TASK BRIEF | Leave out the images; return the rest of the data exactly.
┏━━
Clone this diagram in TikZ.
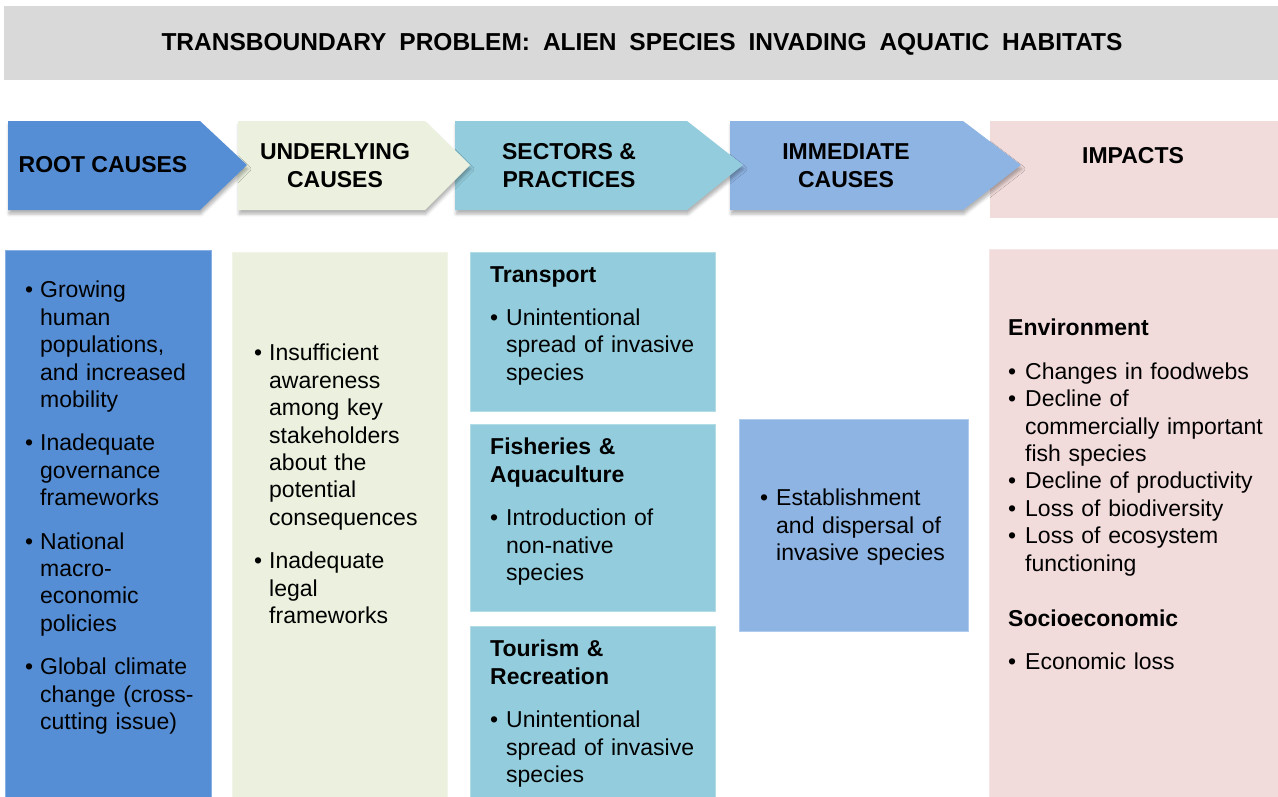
\documentclass[tikz,border=0pt]{standalone}
\usepackage{fontspec}
\setmainfont{Liberation Sans}
\newfontfamily\titlefont[WordSpace=1.9]{Liberation Sans}
\usetikzlibrary{
    positioning, % posicionamento relativo
    shadows.blur % sombras suaves
}
\setlength{\parindent}{0pt}
\setlength{\parskip}{0pt}

\definecolor{titlegray}{HTML}{D9D9D9}
\definecolor{rootblue}{HTML}{558ED5}
\definecolor{underpale}{HTML}{EBF1DE}
\definecolor{sectorteal}{HTML}{93CDDD}
\definecolor{immblue}{HTML}{8EB4E3}
\definecolor{impactpink}{HTML}{F2DCDB}

% text sizes
\newcommand{\bodyfont}{\fontsize{23}{27.4}\selectfont}
\newcommand{\headfont}{\fontsize{23}{28}\selectfont\bfseries}
% bullet items, line breaks and gaps
\newcommand{\bulmark}[1][15pt]{\hangindent=#1\hangafter=1\noindent\makebox[#1][l]{\textbullet}\ignorespaces}
\newcommand{\bul}{\par\bulmark}
\newcommand{\nl}{\newline}
\newcommand{\gap}[1][16pt]{\par\vspace{#1}}

\begin{document}
\begin{tikzpicture}[
    x=1pt, y=-1pt,
    chevron/.style={
        fill=#1,
        blur shadow={shadow xshift=1pt, shadow yshift=-4pt,
            shadow opacity=30, shadow blur radius=3pt}
    },
    panel/.style={
        fill=#1,
        draw=#1!70!white,
        line width=0.8pt
    },
    headlabel/.style={
        font=\headfont,
        align=center,
        inner sep=0pt
    },
    bodytext/.style={
        anchor=north west,
        inner sep=0pt,
        align=left,
        text width=#1,
        font=\bodyfont
    }
]
\useasboundingbox (0,0) rectangle (1278,796);

% Title band
\fill[titlegray] (4,6) rectangle (1278,80);
\node[font=\titlefont\fontsize{24.5}{28}\selectfont\bfseries]
    (title) at (642,44)
{TRANSBOUNDARY PROBLEM: ALIEN SPECIES INVADING AQUATIC HABITATS};

% Header chevrons (right to left, each tip lies over its neighbour)
\fill[impactpink] (990,121) rectangle (1278,218);
\fill[chevron=immblue] (730,121) -- (963,121) -- (1021,165)
    -- (963,210) -- (730,210) -- cycle;
\fill[chevron=sectorteal] (455,121) -- (687,121) -- (743,165)
    -- (687,210) -- (455,210) -- cycle;
\fill[chevron=underpale] (238,121) -- (425,121) -- (470,165)
    -- (425,210) -- (238,210) -- cycle;
\fill[chevron=rootblue] (8,121) -- (200,121) -- (247,165)
    -- (200,210) -- (8,210) -- cycle;

\node[headlabel] (rootlabel) at (103,165) {ROOT CAUSES};
\node[headlabel] (underlabel) at (335,166) {UNDERLYING\\CAUSES};
\node[headlabel] (sectorlabel) at (569,166) {SECTORS \&\\PRACTICES};
\node[headlabel] (immlabel) at (846,166) {IMMEDIATE\\CAUSES};
\node[headlabel] (impactlabel) at (1133,156) {IMPACTS};

% Column panels
\path[panel=rootblue] (5,250) rectangle (211,800);
\path[panel=underpale] (232,252) rectangle (447,800);
\path[panel=sectorteal] (470,252) rectangle (715,411);
\path[panel=sectorteal] (470,424) rectangle (715,611);
\path[panel=sectorteal] (470,626) rectangle (715,800);
\path[panel=immblue] (739,419) rectangle (968,631);
\path[panel=impactpink] (989,249) rectangle (1282,800);

% Root causes
\node[bodytext=200] (roottext) at (25,281)
{\bulmark Growing\nl human\nl populations,\nl and increased\nl mobility
\gap\bul Inadequate\nl governance\nl frameworks
\gap\bul National\nl macro-\nl economic\nl policies
\gap\bul Global climate\nl change (cross-\nl cutting issue)\par};

% Underlying causes
\node[bodytext=200] (undertext) at (254,344)
{\bulmark Insufficient\nl awareness\nl among key\nl stakeholders\nl about the\nl potential\nl consequences
\gap\bul Inadequate\nl legal\nl frameworks\par};

% Sectors and practices
\node[bodytext=230] (transport) at (490,266)
{\textbf{Transport}
\gap\bul[16pt] Unintentional\nl spread of invasive\nl species\par};

\node[bodytext=230] (fisheries) at (490,438)
{\textbf{Fisheries \&\nl Aquaculture}
\gap\bul[16pt] Introduction of\nl non-native\nl species\par};

\node[bodytext=230] (tourism) at (490,640)
{\textbf{Tourism \&\nl Recreation}
\gap\bul[16pt] Unintentional\nl spread of invasive\nl species\par};

% Immediate causes
\node[bodytext=220] (immtext) at (760,489)
{\bulmark[16pt] Establishment\nl and dispersal of\nl invasive species\par};

% Impacts
\node[bodytext=265] (impacttext) at (1008,319)
{\textbf{Environment}
\gap\bul[17pt] Changes in foodwebs
\bul[17pt] Decline of\nl commercially important\nl fish species
\bul[17pt] Decline of productivity
\bul[17pt] Loss of biodiversity
\bul[17pt] Loss of ecosystem\nl functioning
\gap[28pt]\textbf{Socioeconomic}
\gap\bul[17pt] Economic loss\par};

\end{tikzpicture}
\end{document}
┗━━
WORKED ANSWER |
Clone this diagram in TikZ.
\documentclass[tikz,border=0pt]{standalone}
\usepackage{fontspec}
\setmainfont{Liberation Sans}
\newfontfamily\titlefont[WordSpace=1.9]{Liberation Sans}
\usetikzlibrary{
    positioning, % posicionamento relativo
    shadows.blur % sombras suaves
}
\setlength{\parindent}{0pt}
\setlength{\parskip}{0pt}

\definecolor{titlegray}{HTML}{D9D9D9}
\definecolor{rootblue}{HTML}{558ED5}
\definecolor{underpale}{HTML}{EBF1DE}
\definecolor{sectorteal}{HTML}{93CDDD}
\definecolor{immblue}{HTML}{8EB4E3}
\definecolor{impactpink}{HTML}{F2DCDB}

% text sizes
\newcommand{\bodyfont}{\fontsize{23}{27.4}\selectfont}
\newcommand{\headfont}{\fontsize{23}{28}\selectfont\bfseries}
% bullet items, line breaks and gaps
\newcommand{\bulmark}[1][15pt]{\hangindent=#1\hangafter=1\noindent\makebox[#1][l]{\textbullet}\ignorespaces}
\newcommand{\bul}{\par\bulmark}
\newcommand{\nl}{\newline}
\newcommand{\gap}[1][16pt]{\par\vspace{#1}}

\begin{document}
\begin{tikzpicture}[
    x=1pt, y=-1pt,
    chevron/.style={
        fill=#1,
        blur shadow={shadow xshift=1pt, shadow yshift=-4pt,
            shadow opacity=30, shadow blur radius=3pt}
    },
    panel/.style={
        fill=#1,
        draw=#1!70!white,
        line width=0.8pt
    },
    headlabel/.style={
        font=\headfont,
        align=center,
        inner sep=0pt
    },
    bodytext/.style={
        anchor=north west,
        inner sep=0pt,
        align=left,
        text width=#1,
        font=\bodyfont
    }
]
\useasboundingbox (0,0) rectangle (1278,796);

% Title band
\fill[titlegray] (4,6) rectangle (1278,80);
\node[font=\titlefont\fontsize{24.5}{28}\selectfont\bfseries]
    (title) at (642,44)
{TRANSBOUNDARY PROBLEM: ALIEN SPECIES INVADING AQUATIC HABITATS};

% Header chevrons (right to left, each tip lies over its neighbour)
\fill[impactpink] (990,121) rectangle (1278,218);
\fill[chevron=immblue] (730,121) -- (963,121) -- (1021,165)
    -- (963,210) -- (730,210) -- cycle;
\fill[chevron=sectorteal] (455,121) -- (687,121) -- (743,165)
    -- (687,210) -- (455,210) -- cycle;
\fill[chevron=underpale] (238,121) -- (425,121) -- (470,165)
    -- (425,210) -- (238,210) -- cycle;
\fill[chevron=rootblue] (8,121) -- (200,121) -- (247,165)
    -- (200,210) -- (8,210) -- cycle;

\node[headlabel] (rootlabel) at (103,165) {ROOT CAUSES};
\node[headlabel] (underlabel) at (335,166) {UNDERLYING\\CAUSES};
\node[headlabel] (sectorlabel) at (569,166) {SECTORS \&\\PRACTICES};
\node[headlabel] (immlabel) at (846,166) {IMMEDIATE\\CAUSES};
\node[headlabel] (impactlabel) at (1133,156) {IMPACTS};

% Column panels
\path[panel=rootblue] (5,250) rectangle (211,800);
\path[panel=underpale] (232,252) rectangle (447,800);
\path[panel=sectorteal] (470,252) rectangle (715,411);
\path[panel=sectorteal] (470,424) rectangle (715,611);
\path[panel=sectorteal] (470,626) rectangle (715,800);
\path[panel=immblue] (739,419) rectangle (968,631);
\path[panel=impactpink] (989,249) rectangle (1282,800);

% Root causes
\node[bodytext=200] (roottext) at (25,281)
{\bulmark Growing\nl human\nl populations,\nl and increased\nl mobility
\gap\bul Inadequate\nl governance\nl frameworks
\gap\bul National\nl macro-\nl economic\nl policies
\gap\bul Global climate\nl change (cross-\nl cutting issue)\par};

% Underlying causes
\node[bodytext=200] (undertext) at (254,344)
{\bulmark Insufficient\nl awareness\nl among key\nl stakeholders\nl about the\nl potential\nl consequences
\gap\bul Inadequate\nl legal\nl frameworks\par};

% Sectors and practices
\node[bodytext=230] (transport) at (490,266)
{\textbf{Transport}
\gap\bul[16pt] Unintentional\nl spread of invasive\nl species\par};

\node[bodytext=230] (fisheries) at (490,438)
{\textbf{Fisheries \&\nl Aquaculture}
\gap\bul[16pt] Introduction of\nl non-native\nl species\par};

\node[bodytext=230] (tourism) at (490,640)
{\textbf{Tourism \&\nl Recreation}
\gap\bul[16pt] Unintentional\nl spread of invasive\nl species\par};

% Immediate causes
\node[bodytext=220] (immtext) at (760,489)
{\bulmark[16pt] Establishment\nl and dispersal of\nl invasive species\par};

% Impacts
\node[bodytext=265] (impacttext) at (1008,319)
{\textbf{Environment}
\gap\bul[17pt] Changes in foodwebs
\bul[17pt] Decline of\nl commercially important\nl fish species
\bul[17pt] Decline of productivity
\bul[17pt] Loss of biodiversity
\bul[17pt] Loss of ecosystem\nl functioning
\gap[28pt]\textbf{Socioeconomic}
\gap\bul[17pt] Economic loss\par};

\end{tikzpicture}
\end{document}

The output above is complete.